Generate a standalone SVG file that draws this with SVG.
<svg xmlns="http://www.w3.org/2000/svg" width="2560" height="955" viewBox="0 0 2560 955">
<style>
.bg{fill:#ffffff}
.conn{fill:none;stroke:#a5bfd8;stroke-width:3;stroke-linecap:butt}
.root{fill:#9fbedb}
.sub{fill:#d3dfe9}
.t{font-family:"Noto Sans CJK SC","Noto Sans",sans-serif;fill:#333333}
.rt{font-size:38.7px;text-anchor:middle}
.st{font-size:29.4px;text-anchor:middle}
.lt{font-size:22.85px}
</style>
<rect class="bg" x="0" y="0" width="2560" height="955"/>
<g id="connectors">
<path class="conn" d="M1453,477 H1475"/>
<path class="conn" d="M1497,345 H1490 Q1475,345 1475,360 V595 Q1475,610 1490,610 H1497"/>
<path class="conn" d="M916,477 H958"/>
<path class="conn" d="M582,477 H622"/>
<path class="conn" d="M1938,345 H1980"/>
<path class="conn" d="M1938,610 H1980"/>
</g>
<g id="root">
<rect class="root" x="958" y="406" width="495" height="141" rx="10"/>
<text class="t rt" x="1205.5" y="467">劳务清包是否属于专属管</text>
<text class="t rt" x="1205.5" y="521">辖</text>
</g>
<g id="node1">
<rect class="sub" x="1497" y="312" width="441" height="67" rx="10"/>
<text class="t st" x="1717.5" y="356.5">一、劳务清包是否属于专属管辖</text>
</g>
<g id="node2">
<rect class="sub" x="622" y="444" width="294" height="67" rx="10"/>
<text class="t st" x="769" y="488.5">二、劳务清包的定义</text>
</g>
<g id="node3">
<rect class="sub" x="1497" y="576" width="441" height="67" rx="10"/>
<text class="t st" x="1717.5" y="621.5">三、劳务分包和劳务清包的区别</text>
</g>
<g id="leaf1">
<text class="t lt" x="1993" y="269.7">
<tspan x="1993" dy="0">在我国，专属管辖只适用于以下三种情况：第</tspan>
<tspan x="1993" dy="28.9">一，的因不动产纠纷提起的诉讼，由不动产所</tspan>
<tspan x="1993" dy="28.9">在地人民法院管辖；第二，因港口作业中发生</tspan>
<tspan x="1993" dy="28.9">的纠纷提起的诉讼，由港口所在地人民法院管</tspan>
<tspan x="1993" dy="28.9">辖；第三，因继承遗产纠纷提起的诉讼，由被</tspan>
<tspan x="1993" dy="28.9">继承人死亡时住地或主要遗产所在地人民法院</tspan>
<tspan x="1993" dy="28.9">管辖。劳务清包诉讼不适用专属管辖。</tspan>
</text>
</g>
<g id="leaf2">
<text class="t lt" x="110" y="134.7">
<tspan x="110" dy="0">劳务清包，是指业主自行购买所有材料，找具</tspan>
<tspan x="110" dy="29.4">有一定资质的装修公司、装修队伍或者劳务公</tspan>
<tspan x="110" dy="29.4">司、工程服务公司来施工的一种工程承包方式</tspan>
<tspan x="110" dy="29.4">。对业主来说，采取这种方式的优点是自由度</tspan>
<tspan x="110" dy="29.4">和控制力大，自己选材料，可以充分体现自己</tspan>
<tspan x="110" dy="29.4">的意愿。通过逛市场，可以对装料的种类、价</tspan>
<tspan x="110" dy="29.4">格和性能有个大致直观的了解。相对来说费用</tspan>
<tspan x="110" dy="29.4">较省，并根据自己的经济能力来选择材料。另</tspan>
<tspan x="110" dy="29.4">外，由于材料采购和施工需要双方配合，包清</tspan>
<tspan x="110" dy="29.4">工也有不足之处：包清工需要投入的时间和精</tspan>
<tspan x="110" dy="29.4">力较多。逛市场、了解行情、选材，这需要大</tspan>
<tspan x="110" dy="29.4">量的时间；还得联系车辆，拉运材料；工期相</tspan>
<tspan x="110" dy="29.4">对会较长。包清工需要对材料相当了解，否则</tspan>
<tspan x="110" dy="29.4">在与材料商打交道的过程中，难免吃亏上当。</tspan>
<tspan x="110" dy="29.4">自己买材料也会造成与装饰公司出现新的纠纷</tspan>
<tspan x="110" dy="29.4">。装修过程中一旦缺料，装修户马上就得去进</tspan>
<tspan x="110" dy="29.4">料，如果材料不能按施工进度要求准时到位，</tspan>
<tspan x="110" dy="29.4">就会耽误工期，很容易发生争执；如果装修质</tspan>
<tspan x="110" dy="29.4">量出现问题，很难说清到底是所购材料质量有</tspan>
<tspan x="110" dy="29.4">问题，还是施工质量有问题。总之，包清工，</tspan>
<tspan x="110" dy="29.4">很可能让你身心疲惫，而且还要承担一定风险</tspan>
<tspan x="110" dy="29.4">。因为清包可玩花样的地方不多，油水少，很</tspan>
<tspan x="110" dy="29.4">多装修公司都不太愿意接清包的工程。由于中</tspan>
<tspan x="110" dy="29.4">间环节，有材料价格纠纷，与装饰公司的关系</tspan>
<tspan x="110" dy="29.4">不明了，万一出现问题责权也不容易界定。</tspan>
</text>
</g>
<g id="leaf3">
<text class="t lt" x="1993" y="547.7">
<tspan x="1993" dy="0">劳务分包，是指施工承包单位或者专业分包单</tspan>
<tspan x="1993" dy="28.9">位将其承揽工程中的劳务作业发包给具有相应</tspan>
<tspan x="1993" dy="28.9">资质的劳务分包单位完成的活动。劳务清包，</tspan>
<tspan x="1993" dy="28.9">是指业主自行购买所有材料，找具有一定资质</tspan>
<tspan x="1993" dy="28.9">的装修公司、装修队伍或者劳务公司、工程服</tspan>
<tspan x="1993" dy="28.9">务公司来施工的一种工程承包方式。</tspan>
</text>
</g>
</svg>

------------------------------

■ AIM OF THE EXERCISE ■
Retype the whole listing above exactly.

■ RESPONSE ■
Generate a standalone SVG file that draws this with SVG.
<svg xmlns="http://www.w3.org/2000/svg" width="2560" height="955" viewBox="0 0 2560 955">
<style>
.bg{fill:#ffffff}
.conn{fill:none;stroke:#a5bfd8;stroke-width:3;stroke-linecap:butt}
.root{fill:#9fbedb}
.sub{fill:#d3dfe9}
.t{font-family:"Noto Sans CJK SC","Noto Sans",sans-serif;fill:#333333}
.rt{font-size:38.7px;text-anchor:middle}
.st{font-size:29.4px;text-anchor:middle}
.lt{font-size:22.85px}
</style>
<rect class="bg" x="0" y="0" width="2560" height="955"/>
<g id="connectors">
<path class="conn" d="M1453,477 H1475"/>
<path class="conn" d="M1497,345 H1490 Q1475,345 1475,360 V595 Q1475,610 1490,610 H1497"/>
<path class="conn" d="M916,477 H958"/>
<path class="conn" d="M582,477 H622"/>
<path class="conn" d="M1938,345 H1980"/>
<path class="conn" d="M1938,610 H1980"/>
</g>
<g id="root">
<rect class="root" x="958" y="406" width="495" height="141" rx="10"/>
<text class="t rt" x="1205.5" y="467">劳务清包是否属于专属管</text>
<text class="t rt" x="1205.5" y="521">辖</text>
</g>
<g id="node1">
<rect class="sub" x="1497" y="312" width="441" height="67" rx="10"/>
<text class="t st" x="1717.5" y="356.5">一、劳务清包是否属于专属管辖</text>
</g>
<g id="node2">
<rect class="sub" x="622" y="444" width="294" height="67" rx="10"/>
<text class="t st" x="769" y="488.5">二、劳务清包的定义</text>
</g>
<g id="node3">
<rect class="sub" x="1497" y="576" width="441" height="67" rx="10"/>
<text class="t st" x="1717.5" y="621.5">三、劳务分包和劳务清包的区别</text>
</g>
<g id="leaf1">
<text class="t lt" x="1993" y="269.7">
<tspan x="1993" dy="0">在我国，专属管辖只适用于以下三种情况：第</tspan>
<tspan x="1993" dy="28.9">一，的因不动产纠纷提起的诉讼，由不动产所</tspan>
<tspan x="1993" dy="28.9">在地人民法院管辖；第二，因港口作业中发生</tspan>
<tspan x="1993" dy="28.9">的纠纷提起的诉讼，由港口所在地人民法院管</tspan>
<tspan x="1993" dy="28.9">辖；第三，因继承遗产纠纷提起的诉讼，由被</tspan>
<tspan x="1993" dy="28.9">继承人死亡时住地或主要遗产所在地人民法院</tspan>
<tspan x="1993" dy="28.9">管辖。劳务清包诉讼不适用专属管辖。</tspan>
</text>
</g>
<g id="leaf2">
<text class="t lt" x="110" y="134.7">
<tspan x="110" dy="0">劳务清包，是指业主自行购买所有材料，找具</tspan>
<tspan x="110" dy="29.4">有一定资质的装修公司、装修队伍或者劳务公</tspan>
<tspan x="110" dy="29.4">司、工程服务公司来施工的一种工程承包方式</tspan>
<tspan x="110" dy="29.4">。对业主来说，采取这种方式的优点是自由度</tspan>
<tspan x="110" dy="29.4">和控制力大，自己选材料，可以充分体现自己</tspan>
<tspan x="110" dy="29.4">的意愿。通过逛市场，可以对装料的种类、价</tspan>
<tspan x="110" dy="29.4">格和性能有个大致直观的了解。相对来说费用</tspan>
<tspan x="110" dy="29.4">较省，并根据自己的经济能力来选择材料。另</tspan>
<tspan x="110" dy="29.4">外，由于材料采购和施工需要双方配合，包清</tspan>
<tspan x="110" dy="29.4">工也有不足之处：包清工需要投入的时间和精</tspan>
<tspan x="110" dy="29.4">力较多。逛市场、了解行情、选材，这需要大</tspan>
<tspan x="110" dy="29.4">量的时间；还得联系车辆，拉运材料；工期相</tspan>
<tspan x="110" dy="29.4">对会较长。包清工需要对材料相当了解，否则</tspan>
<tspan x="110" dy="29.4">在与材料商打交道的过程中，难免吃亏上当。</tspan>
<tspan x="110" dy="29.4">自己买材料也会造成与装饰公司出现新的纠纷</tspan>
<tspan x="110" dy="29.4">。装修过程中一旦缺料，装修户马上就得去进</tspan>
<tspan x="110" dy="29.4">料，如果材料不能按施工进度要求准时到位，</tspan>
<tspan x="110" dy="29.4">就会耽误工期，很容易发生争执；如果装修质</tspan>
<tspan x="110" dy="29.4">量出现问题，很难说清到底是所购材料质量有</tspan>
<tspan x="110" dy="29.4">问题，还是施工质量有问题。总之，包清工，</tspan>
<tspan x="110" dy="29.4">很可能让你身心疲惫，而且还要承担一定风险</tspan>
<tspan x="110" dy="29.4">。因为清包可玩花样的地方不多，油水少，很</tspan>
<tspan x="110" dy="29.4">多装修公司都不太愿意接清包的工程。由于中</tspan>
<tspan x="110" dy="29.4">间环节，有材料价格纠纷，与装饰公司的关系</tspan>
<tspan x="110" dy="29.4">不明了，万一出现问题责权也不容易界定。</tspan>
</text>
</g>
<g id="leaf3">
<text class="t lt" x="1993" y="547.7">
<tspan x="1993" dy="0">劳务分包，是指施工承包单位或者专业分包单</tspan>
<tspan x="1993" dy="28.9">位将其承揽工程中的劳务作业发包给具有相应</tspan>
<tspan x="1993" dy="28.9">资质的劳务分包单位完成的活动。劳务清包，</tspan>
<tspan x="1993" dy="28.9">是指业主自行购买所有材料，找具有一定资质</tspan>
<tspan x="1993" dy="28.9">的装修公司、装修队伍或者劳务公司、工程服</tspan>
<tspan x="1993" dy="28.9">务公司来施工的一种工程承包方式。</tspan>
</text>
</g>
</svg>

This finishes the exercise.